Instead of manufacturers who use the pigments "running plants for maximum yield and looking to build inventory," as they did until recently, "we now see them running for minimum practical yields, using the cheapest possible feedstock blends to do that, and trying to run down inventory," Robb told investors. He said chloride- and sulphur-based pigment demand is also off.
DuPont has raised titanium-dioxide prices repeatedly since the 2008 financial crisis, and as recently as March, contending a rapid increase in global demand, compared to supply. But after Robb's remarks Monday, shares of Iluka fell 25 percent, and shares of Connecticut-based titanium-products supplier Tronox Ltd. fell 18 percent. Shares of DuPont, a diversified producers of agricultural and chemical products, slipped 3 percent.
But Tuesday, B.C. Chong, president of Wilmington-based DuPont's Titanium Technologies unit, sought to calm investors with a statement: "Recent comments regarding market demand for titanium dioxide in the second half of 2012 are not consistent with DuPont's view and overstate the softness in the pigment industry."
He added, "We remain confident in our titanium-dioxide outlook for the rest of the year and longer term." Spokesman Gregg M. Schmidt declined to elaborate.
Tronox issued its own statement, noting that pigment-makers were buying more of the company's titanium "slag" than of higher-quality ores, without directly addressing the question of overall demand. All three companies' shares traded modestly higher Tuesday.
Dry and high?
The hot summer is drying green crops and pushing U.S. grain prices sharply higher — but that might not translate into supermarket inflation.
"U.S. drought continued to drive higher grain prices," analyst Jonathan Feeney told clients in a report from Janney Capital Markets. With more than half of the Midwest suffering hot, dry conditions, prices of "corn, soybean, and wheat are now 40 percent, 30 percent, and 25 percent above late-May levels, respectively," with corn up 11 percent just last week.

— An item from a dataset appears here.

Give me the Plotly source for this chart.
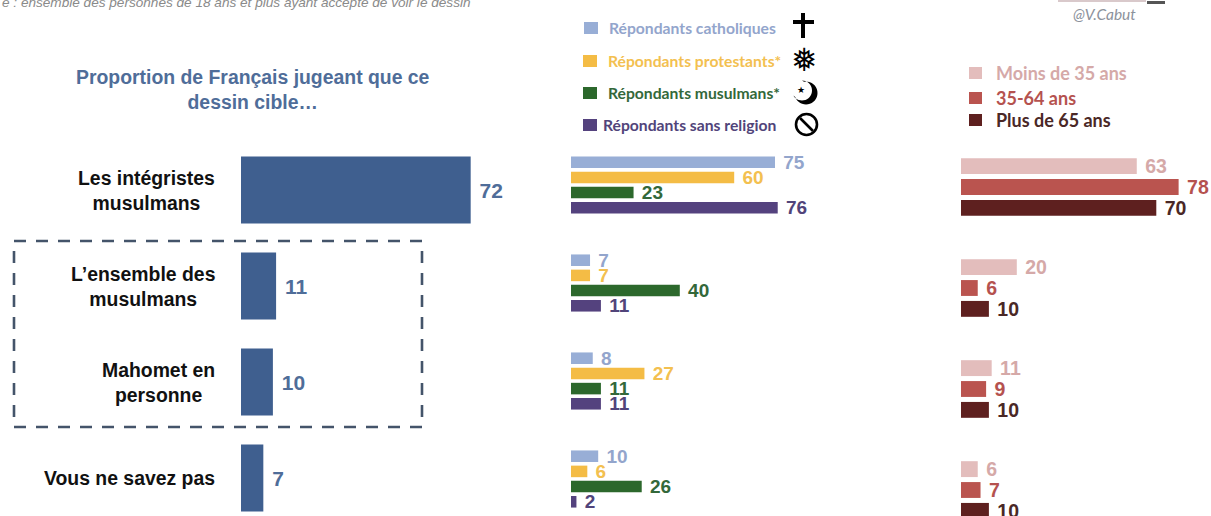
import math
import plotly.graph_objects as go

W, H = 1211, 516

# ---- data ----
categories = ["Les intégristes<br>musulmans", "L’ensemble des<br>musulmans",
              "Mahomet en<br>personne", "Vous ne savez pas"]
ensemble = [72, 11, 10, 7]
catholiques = [75, 7, 8, 10]
protestants = [60, 7, 27, 6]
musulmans = [23, 40, 11, 26]
sans_religion = [76, 11, 11, 2]
moins_35 = [63, 20, 11, 6]
de_35_64 = [78, 6, 9, 7]
plus_65 = [70, 10, 10, 10]

religion_names = ["Répondants catholiques", "Répondants protestants*",
                  "Répondants musulmans*", "Répondants sans religion"]
age_names = ["Moins de 35 ans", "35-64 ans", "Plus de 65 ans"]
title_text = "Proportion de Français jugeant que ce<br>dessin cible…"
note_text = "e : ensemble des personnes de 18 ans et plus ayant accepté de voir le dessin"
credit_text = "@V.Cabut"

# ---- styles ----
BLUE = "#3f5f8f"; BLUE_T = "#4f6d99"
C_CATH = "#98aed6"; C_PROT = "#f4bc45"; C_MUS = "#2c682c"; C_SANS = "#54427e"
T_CATH = "#93a5cc"; T_PROT = "#f3c050"; T_MUS = "#33683a"; T_SANS = "#51447a"
C_A1 = "#e3bdbc"; C_A2 = "#ba544f"; C_A3 = "#5e201f"
T_A1 = "#d5a9a8"; T_A2 = "#b5524f"; T_A3 = "#4a2826"
ARIAL = "Liberation Sans"
CALIBRI = "Lato"


def px(x):
    return x / W


def py(y):
    return 1 - y / H


def yrange(first_center, spacing):
    # reversed category axis filling the whole height
    return [(H - first_center) / spacing, -first_center / spacing]


def bars(values, name, color, tcolor, xa, ya, size, width=None, gap="\u00a0"):
    return go.Bar(
        y=categories, x=values, orientation="h", name=name, xaxis=xa, yaxis=ya,
        marker=dict(color=color, line=dict(width=0)), width=width,
        text=[gap + str(v) for v in values], textposition="outside",
        textfont=dict(family=ARIAL, size=size, color=tcolor, weight="bold"),
        cliponaxis=False, constraintext="none", showlegend=False, hoverinfo="skip",
    )


fig = go.Figure()
fig.add_trace(bars(ensemble, "Ensemble", BLUE, BLUE_T, "x", "y", 21, width=0.7))
for vals, n, c, t in zip([catholiques, protestants, musulmans, sans_religion], religion_names,
                         [C_CATH, C_PROT, C_MUS, C_SANS], [T_CATH, T_PROT, T_MUS, T_SANS]):
    fig.add_trace(bars(vals, n, c, t, "x2", "y2", 19))
for vals, n, c, t in zip([moins_35, de_35_64, plus_65], age_names,
                         [C_A1, C_A2, C_A3], [T_A1, T_A2, T_A3]):
    fig.add_trace(bars(vals, n, c, t, "x3", "y3", 19.5))

annotations = []
shapes = []


def label(text, x, y, size, color, family=ARIAL, xanchor="left", align="left", italic=False, bold=True):
    annotations.append(dict(
        text=text, x=px(x), y=py(y), xref="paper", yref="paper", showarrow=False,
        xanchor=xanchor, yanchor="middle", align=align,
        font=dict(family=family, size=size, color=color,
                  weight="bold" if bold else "normal",
                  style="italic" if italic else "normal"),
    ))


def square(x0, y0, x1, y1, color):
    shapes.append(dict(type="rect", xref="paper", yref="paper", x0=px(x0), x1=px(x1),
                       y0=py(y0), y1=py(y1), fillcolor=color, line=dict(width=0)))


# category labels (right edge aligned at the bar panel, lines centred)
for cat in categories:
    annotations.append(dict(
        text=cat, x=0, y=cat, xref="x", yref="y", xshift=-24, showarrow=False,
        xanchor="right", yanchor="middle", align="center",
        font=dict(family=ARIAL, size=19.4, color="#111111", weight="bold"),
    ))

label(title_text, 253, 90, 19.4, BLUE_T, xanchor="center", align="center")
label(note_text, 0, 2, 13.6, "#8a8a8a", italic=True, bold=False)
label(credit_text, 1071, 14, 15.5, "#8c929c", family=CALIBRI, italic=True, bold=False)

# religion legend
for name, y, sx0, tx, col, tcol in zip(
        religion_names, [28, 61, 93, 125], [584, 583, 583, 583], [607, 606, 606, 601],
        [C_CATH, C_PROT, C_MUS, C_SANS], [T_CATH, T_PROT, T_MUS, T_SANS]):
    square(sx0, y - 6, sx0 + 14, y + 6, col)
    label(name, tx, y, 15.7, tcol, family=CALIBRI)

# age legend
for name, y, col, tcol in zip(age_names, [73, 98, 120], [C_A1, C_A2, C_A3], [T_A1, T_A2, T_A3]):
    square(969, y - 6, 982, y + 6, col)
    label(name, 994, y, 18, tcol, family=CALIBRI)

# icons
square(801, 13, 805, 38, "#000000")
square(793, 20, 814, 24, "#000000")
label("❅", 804, 60, 32, "#000000", family="DejaVu Sans", xanchor="center", align="center", bold=False)
# crescent outline built in picture pixels
outer = [(806 + 11.5 * math.cos(math.radians(a)), 93 + 11.5 * math.sin(math.radians(a))) for a in range(-100, 161, 10)]
inner = [(802 + 10 * math.cos(math.radians(a)), 90.5 + 10 * math.sin(math.radians(a))) for a in range(150, -91, -10)]
path = "M " + " L ".join(f"{px(a):.5f},{py(b):.5f}" for a, b in outer + inner) + " Z"
shapes.append(dict(type="path", xref="paper", yref="paper", path=path, fillcolor="#000000", line=dict(width=0)))
label("★", 801, 90, 9, "#000000", family="DejaVu Sans", xanchor="center", align="center", bold=False)
shapes.append(dict(type="circle", xref="paper", yref="paper", x0=px(796), x1=px(817), y0=py(114), y1=py(135),
                   line=dict(color="#000000", width=2.6)))
shapes.append(dict(type="line", xref="paper", yref="paper", x0=px(800), x1=px(813), y0=py(118), y1=py(131),
                   line=dict(color="#000000", width=2.6)))

# remains of the logo at the top edge
square(1058, 0, 1146, 2, "#d9c9cb")
square(1147, 1, 1165, 4, "#555555")

# dashed frame
shapes.append(dict(type="rect", xref="paper", yref="paper", x0=px(14), x1=px(422), y0=py(241), y1=py(427),
                   line=dict(color="#44546a", width=2.6, dash="12px,10px")))

axis = dict(visible=False, fixedrange=True)


def xdom(x0, x1, scale):
    return dict(axis, domain=[px(x0), px(x1)], range=[0, (x1 - x0) / scale])


def ydom(first, spacing, anchor):
    return dict(axis, domain=[0, 1], range=yrange(first, spacing), type="category",
                categoryorder="array", categoryarray=categories, anchor=anchor)


fig.update_layout(
    width=W, height=H, margin=dict(l=0, r=0, t=0, b=0, pad=0, autoexpand=False),
    paper_bgcolor="white", plot_bgcolor="white",
    barmode="group", bargap=0.38, bargroupgap=0.24,
    xaxis=dict(xdom(241, 540, 3.19), anchor="y"),
    xaxis2=dict(xdom(571, 940, 2.72), anchor="y2"),
    xaxis3=dict(xdom(961, 1211, 2.79), anchor="y3"),
    yaxis=ydom(190, 96, "x"),
    yaxis2=ydom(185, 98, "x2"),
    yaxis3=ydom(187, 101, "x3"),
    annotations=annotations, shapes=shapes,
    font=dict(family=ARIAL),
    hovermode=False,
)

fig.write_html("out.html", config={"displayModeBar": False},
               post_script="document.body.style.margin='0';document.body.style.overflow='hidden';")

Yet the slow U.S. economy, falling foreign demand for U.S. foods — due partly to weak European and slowing Chinese markets, plus a stronger dollar, and good crops in South America — along with lower fuel prices, leave U.S. "retailers likely expecting little, if any," room to boost U.S. consumer prices.
Indeed, despite rising feed costs, hog prices slipped last week, as did wholesale beef and powdered milk. Until people around the world can afford more food again, growers, processors, and retailers — instead of U.S. consumers — may be eating higher costs.
Rich and richer
Pennsylvania taxpayers will give high-end department-store operator Neiman Marcus Group close to $900,000 in grants and tax breaks for the company's planned $12?million, 200,000-square-foot warehouse in Jenkins Township, near Pittston, Luzerne County. In a statement, Gov. Corbett said the chain would hire "at least 151."
Corbett credited the subsidy and the state's "pro-business climate" for Neiman Marcus' promise to build in the depressed, onetime coal region.
Landlords have been luring warehouses from New Jersey to townships along Pennsylvania's free interstate highways north and west of Allentown. In Corbett's statement, Neiman Marcus chief financial officer Jim Skinner noted that his chain already has 15 stores in Pennsylvania and that Pittston was a "strategic location" near New York and other metro areas.
The state package includes a $375,000 grant from the Pennsylvania First program, $67,950 in job-training assistance, and $453,000 in Job Creation Tax Credits. So far this year, Neiman Marcus has collected $150?million in net profit.